» **Exercise description**: Quote every line of the data below as it stands, omitting pictures.

» **Data excerpt**:

BEGIN

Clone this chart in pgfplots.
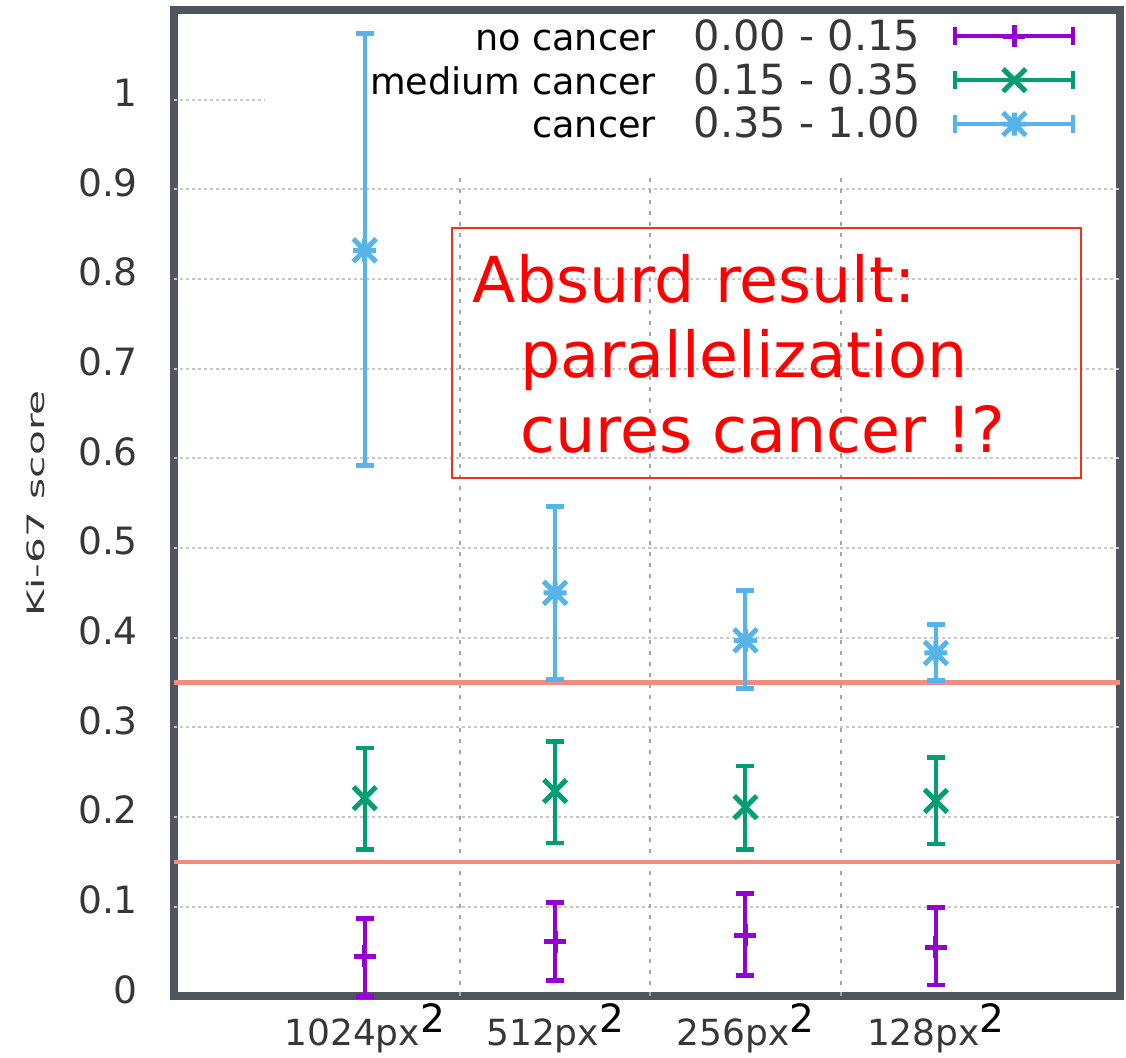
\documentclass[border=0pt]{standalone}
\usepackage{pgfplots}
\pgfplotsset{compat=1.18}
\usepackage{fontspec}
\setmainfont{DejaVu Sans}

\definecolor{cpurple}{RGB}{148,0,211}
\definecolor{cgreen}{RGB}{0,158,115}
\definecolor{cblue}{RGB}{86,180,233}
\definecolor{framegray}{RGB}{80,86,94}
\definecolor{tickgray}{RGB}{55,55,55}
\definecolor{gridgray}{RGB}{200,200,200}
\definecolor{vgridgray}{RGB}{165,165,165}
\definecolor{limitred}{RGB}{242,140,128}
\definecolor{boxred}{RGB}{238,50,30}

% gnuplot point type 3: + and x together
\pgfdeclareplotmark{gpstar}{%
  \pgfpathmoveto{\pgfqpoint{-\pgfplotmarksize}{0pt}}%
  \pgfpathlineto{\pgfqpoint{\pgfplotmarksize}{0pt}}%
  \pgfpathmoveto{\pgfqpoint{0pt}{-\pgfplotmarksize}}%
  \pgfpathlineto{\pgfqpoint{0pt}{\pgfplotmarksize}}%
  \pgfpathmoveto{\pgfqpoint{-\pgfplotmarksize}{-\pgfplotmarksize}}%
  \pgfpathlineto{\pgfqpoint{\pgfplotmarksize}{\pgfplotmarksize}}%
  \pgfpathmoveto{\pgfqpoint{-\pgfplotmarksize}{\pgfplotmarksize}}%
  \pgfpathlineto{\pgfqpoint{\pgfplotmarksize}{-\pgfplotmarksize}}%
  \pgfusepathqstroke}

\newcommand{\fs}[1]{\fontsize{#1}{#1}\selectfont}
\newcommand{\res}[1]{#1px\raisebox{6.5pt}{\color{black}\fs{19.5}2}}

\pgfplotsset{
  ebar/.style={
    only marks, color=#1,
    mark options={line width=2.5pt, solid},
    legend image code/.code={
      \draw[mark=none, line width=2pt] (0pt,0pt) -- (59pt,0pt);
      \draw[mark=none, line width=2pt] (0pt,-4.5pt) -- (0pt,4.5pt);
      \draw[mark=none, line width=2pt] (59pt,-4.5pt) -- (59pt,4.5pt);
      \draw plot coordinates {(29.5pt,0pt)};
    },
    error bars/y dir=both, error bars/y explicit,
    error bars/error bar style={line width=2pt, color=#1},
    error bars/error mark options={rotate=90, line width=2.4pt, mark size=4.5pt, color=#1},
  },
}

\begin{document}
\begin{tikzpicture}
  \useasboundingbox (-87.15pt,-30.8pt) rectangle (475.85pt,498.2pt);
  \begin{axis}[
      at={(0pt,0pt)}, anchor=south west,
      width=472.85pt, height=493.2pt, scale only axis,
      xmin=0, xmax=4.967, ymin=0, ymax=1.1,
      clip=false,
      axis line style={draw=framegray, line width=4pt},
      major tick length=0pt,
      xtick={1,2,3,4},
      xticklabels={\res{1024},\res{512},\res{256},\res{128}},
      xticklabel style={font=\fs{18}, color=tickgray, anchor=base, inner sep=0pt, yshift=-24.5pt},
      ytick={0,0.1,0.2,0.3,0.4,0.5,0.6,0.7,0.8,0.9,1},
      yticklabels={0,0.1,0.2,0.3,0.4,0.5,0.6,0.7,0.8,0.9,1},
      yticklabel style={font=\fs{18.8}, color=tickgray, anchor=east, inner sep=0pt, xshift=-18pt, yshift=3.5pt},
      legend plot pos=right,
      legend cell align=right,
      legend style={draw=none, fill=none, at={(axis cs:4.735,1.09)}, anchor=north east,
        inner sep=0pt, column sep=16.5pt, row sep=5pt, nodes={inner sep=0pt}},
    ]
    % grid, partly hidden behind the key area as in the original
    \pgfplotsinvokeforeach{0.1,0.2,0.3,0.4,0.5,0.6,0.7,0.8,0.9}{
      \draw[gridgray, line width=1pt, dash pattern=on 1.5pt off 1.5pt] (axis cs:0,#1) -- (axis cs:4.967,#1);
    }
    \draw[gridgray, line width=1pt, dash pattern=on 1.5pt off 1.5pt] (axis cs:0,1) -- (axis cs:0.475,1);
    \pgfplotsinvokeforeach{1.5,2.5,3.5}{
      \draw[vgridgray, line width=1pt, dash pattern=on 2pt off 3.5pt] (axis cs:#1,0) -- (axis cs:#1,0.92);
    }
    % class limits
    \draw[limitred, line width=2.2pt] (axis cs:0,0.15) -- (axis cs:4.967,0.15);
    \draw[limitred, line width=2.2pt] (axis cs:0,0.35) -- (axis cs:4.967,0.35);

    \addplot[ebar=cpurple, mark=+, mark size=5.5pt]
      table[x=x, y=y, y error plus=ep, y error minus=em, row sep=\\] {
        x y     ep    em    \\
        1 0.045 0.042 0.045 \\
        2 0.061 0.044 0.0435 \\
        3 0.068 0.047 0.045 \\
        4 0.055 0.044 0.0423 \\
      };
    \addlegendentry{\fs{18.3}\color{black}no cancer\hspace{19pt}{\color{tickgray}\fs{20.8}0.00 - 0.15}}
    \addplot[ebar=cgreen, mark=x, mark size=8pt]
      table[x=x, y=y, y error plus=ep, y error minus=em, row sep=\\] {
        x y     ep    em    \\
        1 0.221 0.056 0.057 \\
        2 0.229 0.055 0.058 \\
        3 0.211 0.046 0.047 \\
        4 0.218 0.048 0.048 \\
      };
    \addlegendentry{\fs{18.3}\color{black}medium cancer\hspace{19pt}{\color{tickgray}\fs{20.8}0.15 - 0.35}}
    \addplot[ebar=cblue, mark=gpstar, mark size=5.75pt]
      table[x=x, y=y, y error plus=ep, y error minus=em, row sep=\\] {
        x y     ep    em    \\
        1 0.832 0.242 0.240 \\
        2 0.450 0.096 0.097 \\
        3 0.397 0.056 0.054 \\
        4 0.383 0.032 0.031 \\
      };
    \addlegendentry{\fs{18.3}\color{black}cancer\hspace{19pt}{\color{tickgray}\fs{20.8}0.35 - 1.00}}

    \draw[boxred, line width=1pt] (axis cs:1.458,0.857) rectangle (axis cs:4.763,0.578);
    \node[anchor=base west, inner sep=0pt, text=red, font=\fs{31.7}] at (axis cs:1.566,0.774) {Absurd result:};
    \node[anchor=base west, inner sep=0pt, text=red, font=\fs{31.7}] at (axis cs:1.816,0.6905) {parallelization};
    \node[anchor=base west, inner sep=0pt, text=red, font=\fs{31.7}] at (axis cs:1.816,0.607) {cures cancer !?};
  \end{axis}
  % y axis title, stretched along its length as in the original
  \node[rotate=90, xscale=1.69, transform shape, anchor=center, inner sep=0pt, text=tickgray,
        font=\fontsize{12}{12}\selectfont] at (-69.6pt,246.6pt) {Ki-67 score};
\end{tikzpicture}
\end{document}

END

» **Exercise response**:
Clone this chart in pgfplots.
\documentclass[border=0pt]{standalone}
\usepackage{pgfplots}
\pgfplotsset{compat=1.18}
\usepackage{fontspec}
\setmainfont{DejaVu Sans}

\definecolor{cpurple}{RGB}{148,0,211}
\definecolor{cgreen}{RGB}{0,158,115}
\definecolor{cblue}{RGB}{86,180,233}
\definecolor{framegray}{RGB}{80,86,94}
\definecolor{tickgray}{RGB}{55,55,55}
\definecolor{gridgray}{RGB}{200,200,200}
\definecolor{vgridgray}{RGB}{165,165,165}
\definecolor{limitred}{RGB}{242,140,128}
\definecolor{boxred}{RGB}{238,50,30}

% gnuplot point type 3: + and x together
\pgfdeclareplotmark{gpstar}{%
  \pgfpathmoveto{\pgfqpoint{-\pgfplotmarksize}{0pt}}%
  \pgfpathlineto{\pgfqpoint{\pgfplotmarksize}{0pt}}%
  \pgfpathmoveto{\pgfqpoint{0pt}{-\pgfplotmarksize}}%
  \pgfpathlineto{\pgfqpoint{0pt}{\pgfplotmarksize}}%
  \pgfpathmoveto{\pgfqpoint{-\pgfplotmarksize}{-\pgfplotmarksize}}%
  \pgfpathlineto{\pgfqpoint{\pgfplotmarksize}{\pgfplotmarksize}}%
  \pgfpathmoveto{\pgfqpoint{-\pgfplotmarksize}{\pgfplotmarksize}}%
  \pgfpathlineto{\pgfqpoint{\pgfplotmarksize}{-\pgfplotmarksize}}%
  \pgfusepathqstroke}

\newcommand{\fs}[1]{\fontsize{#1}{#1}\selectfont}
\newcommand{\res}[1]{#1px\raisebox{6.5pt}{\color{black}\fs{19.5}2}}

\pgfplotsset{
  ebar/.style={
    only marks, color=#1,
    mark options={line width=2.5pt, solid},
    legend image code/.code={
      \draw[mark=none, line width=2pt] (0pt,0pt) -- (59pt,0pt);
      \draw[mark=none, line width=2pt] (0pt,-4.5pt) -- (0pt,4.5pt);
      \draw[mark=none, line width=2pt] (59pt,-4.5pt) -- (59pt,4.5pt);
      \draw plot coordinates {(29.5pt,0pt)};
    },
    error bars/y dir=both, error bars/y explicit,
    error bars/error bar style={line width=2pt, color=#1},
    error bars/error mark options={rotate=90, line width=2.4pt, mark size=4.5pt, color=#1},
  },
}

\begin{document}
\begin{tikzpicture}
  \useasboundingbox (-87.15pt,-30.8pt) rectangle (475.85pt,498.2pt);
  \begin{axis}[
      at={(0pt,0pt)}, anchor=south west,
      width=472.85pt, height=493.2pt, scale only axis,
      xmin=0, xmax=4.967, ymin=0, ymax=1.1,
      clip=false,
      axis line style={draw=framegray, line width=4pt},
      major tick length=0pt,
      xtick={1,2,3,4},
      xticklabels={\res{1024},\res{512},\res{256},\res{128}},
      xticklabel style={font=\fs{18}, color=tickgray, anchor=base, inner sep=0pt, yshift=-24.5pt},
      ytick={0,0.1,0.2,0.3,0.4,0.5,0.6,0.7,0.8,0.9,1},
      yticklabels={0,0.1,0.2,0.3,0.4,0.5,0.6,0.7,0.8,0.9,1},
      yticklabel style={font=\fs{18.8}, color=tickgray, anchor=east, inner sep=0pt, xshift=-18pt, yshift=3.5pt},
      legend plot pos=right,
      legend cell align=right,
      legend style={draw=none, fill=none, at={(axis cs:4.735,1.09)}, anchor=north east,
        inner sep=0pt, column sep=16.5pt, row sep=5pt, nodes={inner sep=0pt}},
    ]
    % grid, partly hidden behind the key area as in the original
    \pgfplotsinvokeforeach{0.1,0.2,0.3,0.4,0.5,0.6,0.7,0.8,0.9}{
      \draw[gridgray, line width=1pt, dash pattern=on 1.5pt off 1.5pt] (axis cs:0,#1) -- (axis cs:4.967,#1);
    }
    \draw[gridgray, line width=1pt, dash pattern=on 1.5pt off 1.5pt] (axis cs:0,1) -- (axis cs:0.475,1);
    \pgfplotsinvokeforeach{1.5,2.5,3.5}{
      \draw[vgridgray, line width=1pt, dash pattern=on 2pt off 3.5pt] (axis cs:#1,0) -- (axis cs:#1,0.92);
    }
    % class limits
    \draw[limitred, line width=2.2pt] (axis cs:0,0.15) -- (axis cs:4.967,0.15);
    \draw[limitred, line width=2.2pt] (axis cs:0,0.35) -- (axis cs:4.967,0.35);

    \addplot[ebar=cpurple, mark=+, mark size=5.5pt]
      table[x=x, y=y, y error plus=ep, y error minus=em, row sep=\\] {
        x y     ep    em    \\
        1 0.045 0.042 0.045 \\
        2 0.061 0.044 0.0435 \\
        3 0.068 0.047 0.045 \\
        4 0.055 0.044 0.0423 \\
      };
    \addlegendentry{\fs{18.3}\color{black}no cancer\hspace{19pt}{\color{tickgray}\fs{20.8}0.00 - 0.15}}
    \addplot[ebar=cgreen, mark=x, mark size=8pt]
      table[x=x, y=y, y error plus=ep, y error minus=em, row sep=\\] {
        x y     ep    em    \\
        1 0.221 0.056 0.057 \\
        2 0.229 0.055 0.058 \\
        3 0.211 0.046 0.047 \\
        4 0.218 0.048 0.048 \\
      };
    \addlegendentry{\fs{18.3}\color{black}medium cancer\hspace{19pt}{\color{tickgray}\fs{20.8}0.15 - 0.35}}
    \addplot[ebar=cblue, mark=gpstar, mark size=5.75pt]
      table[x=x, y=y, y error plus=ep, y error minus=em, row sep=\\] {
        x y     ep    em    \\
        1 0.832 0.242 0.240 \\
        2 0.450 0.096 0.097 \\
        3 0.397 0.056 0.054 \\
        4 0.383 0.032 0.031 \\
      };
    \addlegendentry{\fs{18.3}\color{black}cancer\hspace{19pt}{\color{tickgray}\fs{20.8}0.35 - 1.00}}

    \draw[boxred, line width=1pt] (axis cs:1.458,0.857) rectangle (axis cs:4.763,0.578);
    \node[anchor=base west, inner sep=0pt, text=red, font=\fs{31.7}] at (axis cs:1.566,0.774) {Absurd result:};
    \node[anchor=base west, inner sep=0pt, text=red, font=\fs{31.7}] at (axis cs:1.816,0.6905) {parallelization};
    \node[anchor=base west, inner sep=0pt, text=red, font=\fs{31.7}] at (axis cs:1.816,0.607) {cures cancer !?};
  \end{axis}
  % y axis title, stretched along its length as in the original
  \node[rotate=90, xscale=1.69, transform shape, anchor=center, inner sep=0pt, text=tickgray,
        font=\fontsize{12}{12}\selectfont] at (-69.6pt,246.6pt) {Ki-67 score};
\end{tikzpicture}
\end{document}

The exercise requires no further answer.